### GOAL
Everything from the first line of the data through the line with "import * as" is to be echoed exactly, minus the pictures.

### INFORMATION PROVIDED
┄┄┄┄┄┄┄┄┄┄┄┄┄┄┄┄┄┄┄┄
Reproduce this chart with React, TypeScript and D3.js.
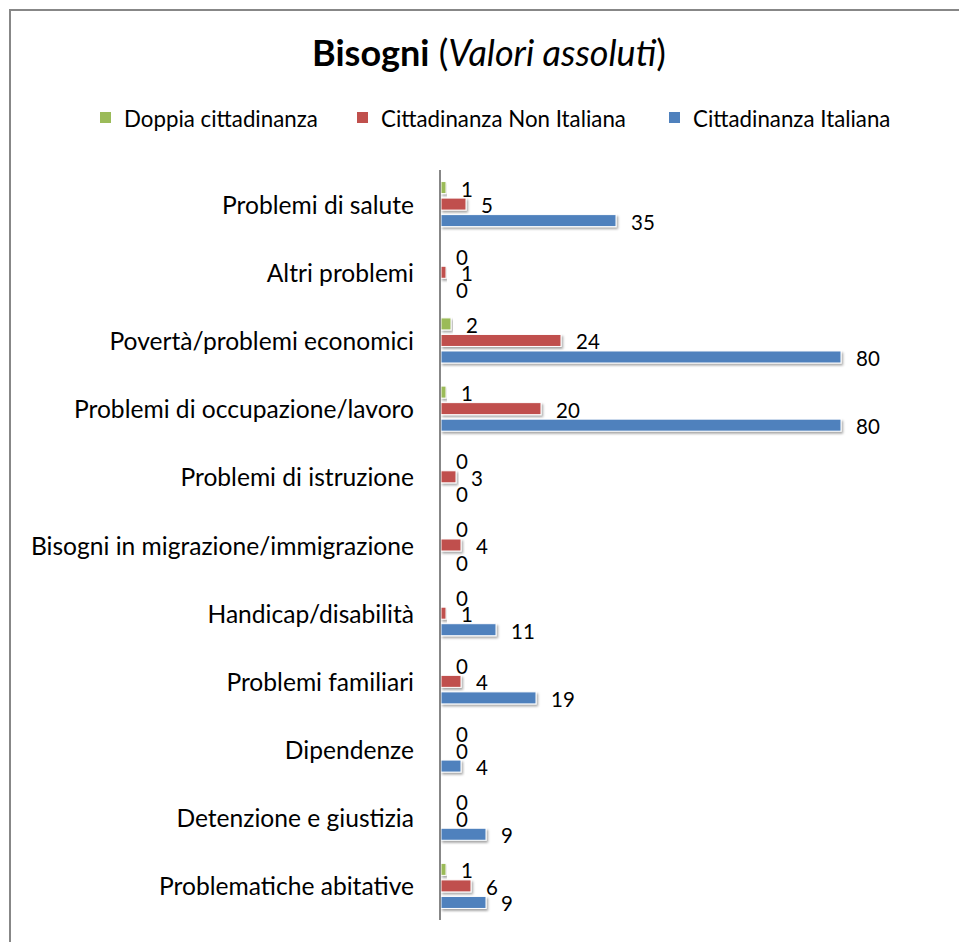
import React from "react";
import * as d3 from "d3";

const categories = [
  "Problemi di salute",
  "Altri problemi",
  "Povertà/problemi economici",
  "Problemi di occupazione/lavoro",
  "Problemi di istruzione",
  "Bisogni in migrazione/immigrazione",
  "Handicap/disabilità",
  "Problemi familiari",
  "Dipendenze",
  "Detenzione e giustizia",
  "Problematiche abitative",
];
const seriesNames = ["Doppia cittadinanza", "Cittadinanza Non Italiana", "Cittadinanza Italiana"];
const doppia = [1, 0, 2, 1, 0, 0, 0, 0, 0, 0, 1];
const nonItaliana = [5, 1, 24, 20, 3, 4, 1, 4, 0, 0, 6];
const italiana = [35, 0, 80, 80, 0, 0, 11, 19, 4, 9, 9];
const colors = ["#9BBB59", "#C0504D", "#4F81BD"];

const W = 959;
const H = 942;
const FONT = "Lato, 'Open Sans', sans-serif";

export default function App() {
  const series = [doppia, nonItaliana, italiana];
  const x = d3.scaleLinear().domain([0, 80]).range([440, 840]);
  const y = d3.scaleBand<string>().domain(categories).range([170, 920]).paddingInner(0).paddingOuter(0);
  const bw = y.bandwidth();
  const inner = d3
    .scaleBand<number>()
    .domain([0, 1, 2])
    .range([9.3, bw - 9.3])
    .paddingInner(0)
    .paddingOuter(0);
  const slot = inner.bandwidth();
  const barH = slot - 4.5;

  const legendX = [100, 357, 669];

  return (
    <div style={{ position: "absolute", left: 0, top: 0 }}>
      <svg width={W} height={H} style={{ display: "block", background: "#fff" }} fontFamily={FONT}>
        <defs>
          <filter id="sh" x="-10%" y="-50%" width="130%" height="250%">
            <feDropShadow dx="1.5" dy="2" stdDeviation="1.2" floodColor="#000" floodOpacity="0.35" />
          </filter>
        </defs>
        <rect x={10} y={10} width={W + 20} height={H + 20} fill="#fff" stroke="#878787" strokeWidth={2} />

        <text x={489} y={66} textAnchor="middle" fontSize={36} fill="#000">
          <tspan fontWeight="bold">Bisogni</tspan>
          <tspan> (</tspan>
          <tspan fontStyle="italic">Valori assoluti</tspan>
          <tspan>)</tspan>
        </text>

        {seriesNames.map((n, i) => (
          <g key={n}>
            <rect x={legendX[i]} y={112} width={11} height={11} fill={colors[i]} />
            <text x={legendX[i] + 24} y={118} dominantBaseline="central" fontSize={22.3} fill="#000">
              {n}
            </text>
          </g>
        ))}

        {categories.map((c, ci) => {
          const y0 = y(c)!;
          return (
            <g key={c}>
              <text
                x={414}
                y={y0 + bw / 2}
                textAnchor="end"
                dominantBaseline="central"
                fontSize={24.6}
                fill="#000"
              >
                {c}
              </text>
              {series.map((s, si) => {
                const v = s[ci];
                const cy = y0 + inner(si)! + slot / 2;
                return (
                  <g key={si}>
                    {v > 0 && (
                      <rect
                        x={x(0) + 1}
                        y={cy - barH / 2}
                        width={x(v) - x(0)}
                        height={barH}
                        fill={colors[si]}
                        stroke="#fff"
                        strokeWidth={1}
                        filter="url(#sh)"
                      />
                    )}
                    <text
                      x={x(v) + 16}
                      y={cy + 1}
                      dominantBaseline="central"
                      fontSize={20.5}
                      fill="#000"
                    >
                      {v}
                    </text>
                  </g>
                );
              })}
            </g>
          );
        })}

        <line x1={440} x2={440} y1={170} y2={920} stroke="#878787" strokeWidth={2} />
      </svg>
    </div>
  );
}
┄┄┄┄┄┄┄┄┄┄┄┄┄┄┄┄┄┄┄┄
### REPLY
Reproduce this chart with React, TypeScript and D3.js.
import React from "react";
import * as d3 from "d3";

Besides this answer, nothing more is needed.